Siguió la plancha de gasolina que, fuera de la lámina metálica que se calentaba, traía un recipiente anexo lleno de gasolina, una auténtica bomba de tiempo, a la que, además del explosivo combustible, se le echaba aire por un pistón. La llama era azul. En muchos casos explotaba la plancha y había personas quemadas o la casa en cenizas. Una vez, ante los gritos de mamá, mi papá agarró la plancha vuelta una bola de fuego y la lanzó al patio, desde el segundo piso. Luego, llegaron las planchas eléctricas que siempre han consumido mucha energía.

 

El cura Peláez, de San José, vendía energía para alimentar dos bombillos y un radio, por vivienda; sabía cuántos bombillos se podían encender en el pueblo de acuerdo con la potencia de la planta parroquial. Nada de hornillas ni planchas eléctricas. Cuando empezaba a fallar la planta que surtía al pueblo de energía se daba cuenta que, por sobrecarga, estaban robando. Se iba de casa en casa requisando a ver si cogía las planchas y las hornillas del robo percibido.

 

Según las señoras, lo más complicado era planchar seda y las camisas de corbata de los señores. En los pueblos abundaban los cachacos que usaban blancas camisas, de manga larga.

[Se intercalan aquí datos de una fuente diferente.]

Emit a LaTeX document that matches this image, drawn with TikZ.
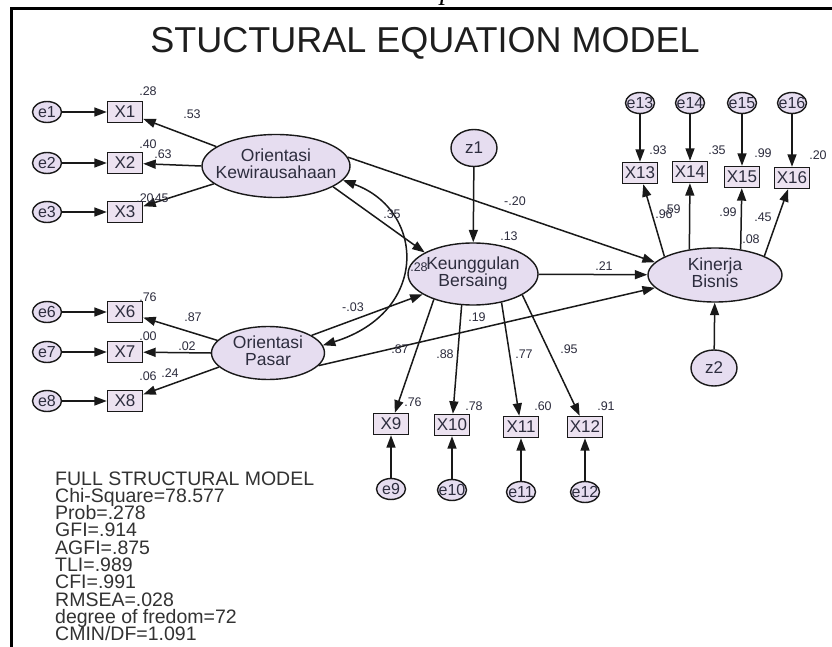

Para lavarlas, utilizaba un producto llamado “azul” o “azulín” extraído de unas pepitas de tinta azul oscuro que cultivaban en las huertas. Luego, para planchar el cuello y los puños, requerían humedecerlos nuevamente con almidón de yuca que rayaban en casa y ponían a secar al sol, en el patio. Era todo un camello para que no aparecieran las arrugas que estropearía la apariencia del cachaco. Quedaban como obleas tiesas. Ahora sí, mija, páseme las mancornas.